Alrededor de un mes después de su recuperación, Sam dijo que quería hablar. Le había preguntado a un amigo por qué no lo visitaba más a menudo, y ese amigo le había dicho que ya no estábamos juntos.

Sam me preguntó qué había pasado.

“Te desenamoraste de mí”, le dije.

“¿Por qué?”.

No lo sabía. Ese fue el punto de nuestra historia en el que su experiencia se alejó de la mía. “Estabas listo para seguir adelante”, dije.

“Siento que tengo que volver a pasar por las emociones de la ruptura”, dijo.

Al volver a casa, me di cuenta de que yo también necesitaba eso. Al contarle a Sam historias sobre nuestro pasado, había creado una nueva historia, que terminaba con nosotros volviendo a estar juntos. Me había permitido soñar con ese final hollywoodense sin pararme a pensar si era lo que alguno de los dos querría.

Después de cinco meses, Sam fue dado de alta. Tenía una ligera cojera y una caja de herramientas de metal en los huesos, pero salió por su cuenta con su hermoso cerebro intacto.

No habíamos hablado de nuestra relación después de aquella conversación, pero él había vuelto a ser parte importante de mi vida. Una noche, solo unas semanas después de su salida del hospital, estaba en una fiesta cuando un amigo dijo: “Debe ser muy duro ahora que Sam tiene una nueva novia”. Me fui llorando.
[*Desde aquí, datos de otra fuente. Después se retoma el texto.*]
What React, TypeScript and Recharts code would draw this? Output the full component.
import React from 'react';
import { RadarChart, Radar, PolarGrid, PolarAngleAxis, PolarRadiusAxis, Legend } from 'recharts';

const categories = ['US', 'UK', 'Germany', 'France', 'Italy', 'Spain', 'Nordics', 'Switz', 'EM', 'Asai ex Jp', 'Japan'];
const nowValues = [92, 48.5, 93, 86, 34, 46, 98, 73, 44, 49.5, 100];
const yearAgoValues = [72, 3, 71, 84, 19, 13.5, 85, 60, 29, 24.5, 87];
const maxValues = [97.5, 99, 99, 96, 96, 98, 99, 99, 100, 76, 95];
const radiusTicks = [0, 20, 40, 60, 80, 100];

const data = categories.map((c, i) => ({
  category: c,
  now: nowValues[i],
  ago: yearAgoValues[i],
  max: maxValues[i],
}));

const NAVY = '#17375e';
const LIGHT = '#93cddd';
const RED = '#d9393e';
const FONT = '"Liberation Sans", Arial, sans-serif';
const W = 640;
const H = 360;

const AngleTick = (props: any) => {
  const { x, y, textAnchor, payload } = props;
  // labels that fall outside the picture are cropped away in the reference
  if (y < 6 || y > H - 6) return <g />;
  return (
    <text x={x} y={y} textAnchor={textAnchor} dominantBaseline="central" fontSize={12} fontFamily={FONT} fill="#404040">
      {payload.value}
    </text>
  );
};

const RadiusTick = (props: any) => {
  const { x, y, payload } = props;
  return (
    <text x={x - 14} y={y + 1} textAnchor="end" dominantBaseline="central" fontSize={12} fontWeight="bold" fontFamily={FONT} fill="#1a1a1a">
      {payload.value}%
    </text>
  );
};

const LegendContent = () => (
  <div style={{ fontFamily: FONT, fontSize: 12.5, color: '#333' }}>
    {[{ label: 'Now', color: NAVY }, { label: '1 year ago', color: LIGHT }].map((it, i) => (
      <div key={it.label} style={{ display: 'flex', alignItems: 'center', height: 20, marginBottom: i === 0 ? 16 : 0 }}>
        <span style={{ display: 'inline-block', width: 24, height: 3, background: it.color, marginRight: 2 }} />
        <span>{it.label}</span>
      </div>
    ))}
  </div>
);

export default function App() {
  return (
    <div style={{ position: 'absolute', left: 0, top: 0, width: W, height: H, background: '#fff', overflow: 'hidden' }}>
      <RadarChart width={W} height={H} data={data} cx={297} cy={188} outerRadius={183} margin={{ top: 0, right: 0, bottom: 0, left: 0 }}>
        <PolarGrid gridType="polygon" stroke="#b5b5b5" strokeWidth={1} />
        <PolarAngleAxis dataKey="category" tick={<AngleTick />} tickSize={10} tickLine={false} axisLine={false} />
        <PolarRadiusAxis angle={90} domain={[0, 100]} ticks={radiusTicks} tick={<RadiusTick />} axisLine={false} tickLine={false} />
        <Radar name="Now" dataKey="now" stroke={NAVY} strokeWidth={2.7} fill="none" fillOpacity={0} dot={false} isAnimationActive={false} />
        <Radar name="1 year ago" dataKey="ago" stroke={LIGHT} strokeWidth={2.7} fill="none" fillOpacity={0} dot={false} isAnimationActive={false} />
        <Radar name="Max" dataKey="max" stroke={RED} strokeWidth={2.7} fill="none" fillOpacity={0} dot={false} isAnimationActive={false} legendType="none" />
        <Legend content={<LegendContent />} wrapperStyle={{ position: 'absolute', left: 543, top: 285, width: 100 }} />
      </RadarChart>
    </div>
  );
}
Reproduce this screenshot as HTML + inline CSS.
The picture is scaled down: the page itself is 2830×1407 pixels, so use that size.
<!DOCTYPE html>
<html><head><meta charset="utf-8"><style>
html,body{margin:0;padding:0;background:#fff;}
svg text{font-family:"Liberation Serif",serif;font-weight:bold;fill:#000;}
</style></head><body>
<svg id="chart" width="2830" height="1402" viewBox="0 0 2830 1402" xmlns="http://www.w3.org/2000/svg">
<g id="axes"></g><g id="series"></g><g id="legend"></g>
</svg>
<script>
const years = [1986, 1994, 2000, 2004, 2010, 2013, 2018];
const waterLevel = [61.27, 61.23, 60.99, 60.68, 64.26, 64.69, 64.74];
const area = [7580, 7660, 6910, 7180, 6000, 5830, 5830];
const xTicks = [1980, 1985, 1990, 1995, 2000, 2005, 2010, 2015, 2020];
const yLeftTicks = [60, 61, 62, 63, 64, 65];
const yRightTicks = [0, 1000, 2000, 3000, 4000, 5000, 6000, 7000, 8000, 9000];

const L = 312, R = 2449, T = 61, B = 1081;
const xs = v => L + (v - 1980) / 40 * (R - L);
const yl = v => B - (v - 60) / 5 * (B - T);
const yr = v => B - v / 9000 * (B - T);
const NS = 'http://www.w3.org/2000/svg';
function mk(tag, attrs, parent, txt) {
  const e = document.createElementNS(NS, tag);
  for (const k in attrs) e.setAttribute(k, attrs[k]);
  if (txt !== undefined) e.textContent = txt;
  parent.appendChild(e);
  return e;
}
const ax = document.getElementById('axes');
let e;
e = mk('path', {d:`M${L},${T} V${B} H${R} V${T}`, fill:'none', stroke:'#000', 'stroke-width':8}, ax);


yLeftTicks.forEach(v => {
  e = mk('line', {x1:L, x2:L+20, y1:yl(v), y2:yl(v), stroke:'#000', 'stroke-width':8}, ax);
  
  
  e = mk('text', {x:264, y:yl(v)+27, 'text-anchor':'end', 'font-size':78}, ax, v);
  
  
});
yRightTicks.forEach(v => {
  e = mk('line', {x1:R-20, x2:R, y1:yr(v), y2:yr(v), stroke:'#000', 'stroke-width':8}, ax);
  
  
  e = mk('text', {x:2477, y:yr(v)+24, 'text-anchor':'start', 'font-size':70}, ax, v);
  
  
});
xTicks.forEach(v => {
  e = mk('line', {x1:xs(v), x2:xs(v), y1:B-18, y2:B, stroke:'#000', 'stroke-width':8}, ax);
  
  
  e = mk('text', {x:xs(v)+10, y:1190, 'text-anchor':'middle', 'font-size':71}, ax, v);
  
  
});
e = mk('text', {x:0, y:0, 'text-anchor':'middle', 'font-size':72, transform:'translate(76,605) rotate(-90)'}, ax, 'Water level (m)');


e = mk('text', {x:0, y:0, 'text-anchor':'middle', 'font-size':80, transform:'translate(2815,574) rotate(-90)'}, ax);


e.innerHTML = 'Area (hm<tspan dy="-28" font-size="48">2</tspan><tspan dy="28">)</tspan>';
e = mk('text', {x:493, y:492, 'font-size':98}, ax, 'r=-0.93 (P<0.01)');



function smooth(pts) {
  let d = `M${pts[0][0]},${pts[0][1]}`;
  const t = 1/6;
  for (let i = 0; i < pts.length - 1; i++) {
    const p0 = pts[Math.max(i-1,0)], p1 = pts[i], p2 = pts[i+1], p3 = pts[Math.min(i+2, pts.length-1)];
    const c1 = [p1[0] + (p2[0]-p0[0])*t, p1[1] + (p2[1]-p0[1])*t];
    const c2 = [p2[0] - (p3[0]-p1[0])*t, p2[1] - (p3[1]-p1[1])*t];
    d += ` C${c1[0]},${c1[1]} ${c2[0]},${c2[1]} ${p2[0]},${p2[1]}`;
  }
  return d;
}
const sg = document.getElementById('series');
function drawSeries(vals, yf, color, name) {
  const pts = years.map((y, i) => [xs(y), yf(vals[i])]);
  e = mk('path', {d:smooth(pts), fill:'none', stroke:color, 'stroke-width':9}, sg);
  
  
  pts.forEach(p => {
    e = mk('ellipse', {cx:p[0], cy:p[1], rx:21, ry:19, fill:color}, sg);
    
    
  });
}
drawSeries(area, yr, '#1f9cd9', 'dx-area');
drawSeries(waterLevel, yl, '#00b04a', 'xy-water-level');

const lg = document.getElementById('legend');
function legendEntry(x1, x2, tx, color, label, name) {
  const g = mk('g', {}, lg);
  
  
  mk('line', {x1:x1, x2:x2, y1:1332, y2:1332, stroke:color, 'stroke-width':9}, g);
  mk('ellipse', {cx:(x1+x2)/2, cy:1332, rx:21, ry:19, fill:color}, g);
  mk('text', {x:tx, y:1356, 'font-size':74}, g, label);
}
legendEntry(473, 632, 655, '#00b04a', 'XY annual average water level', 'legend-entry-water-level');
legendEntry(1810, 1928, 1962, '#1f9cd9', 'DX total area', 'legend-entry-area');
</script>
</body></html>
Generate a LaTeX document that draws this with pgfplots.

Le envié un mensaje para decirle que no quería verlo durante un tiempo. No le di ninguna explicación.

“Lo entiendo”, me dijo.

Me había regalado un par de guantes rojos para mi último cumpleaños, un regalo que yo había reconocido como una señal de su afecto menguante. Los regalos anteriores habían incluido una capa cosida a mano y un cuadro que había pasado semanas completando.

Fui a la playa, llené los guantes rojos de piedras y los lancé al mar. Se acabó.

Unos meses después, Sam me pidió que nos viéramos. En una cafetería del Soho en el que habíamos estado antes, me dijo que lo sentía y que quería que supiera lo importante que era para él. Le pregunté si recordaba la cafetería. Me dijo que lo había llevado allí y que habíamos pedido cinco pasteles diferentes entre los dos.

Sonreí, y el alivio me invadió. Me di cuenta de que no había pasado esos meses visitándolo para salvar nuestra relación, no en realidad, por muy romántico que pareciera ese final. Quería salvar sus recuerdos de nuestra relación. Sin un compañero para el pasado colectivo, esos recuerdos se volvieron menos reales.

Nos creamos a nosotros mismos a través de las primeras relaciones de nuestra vida, como había dicho Sam cuando rompimos. Y yo quería formar parte de la historia de Sam. Necesitaba saber que él recordaba la alegría. Y sí la recordaba.

*Tyler Wetherall es escritora en Brooklyn y autora del libro de memorias “No Way Home”.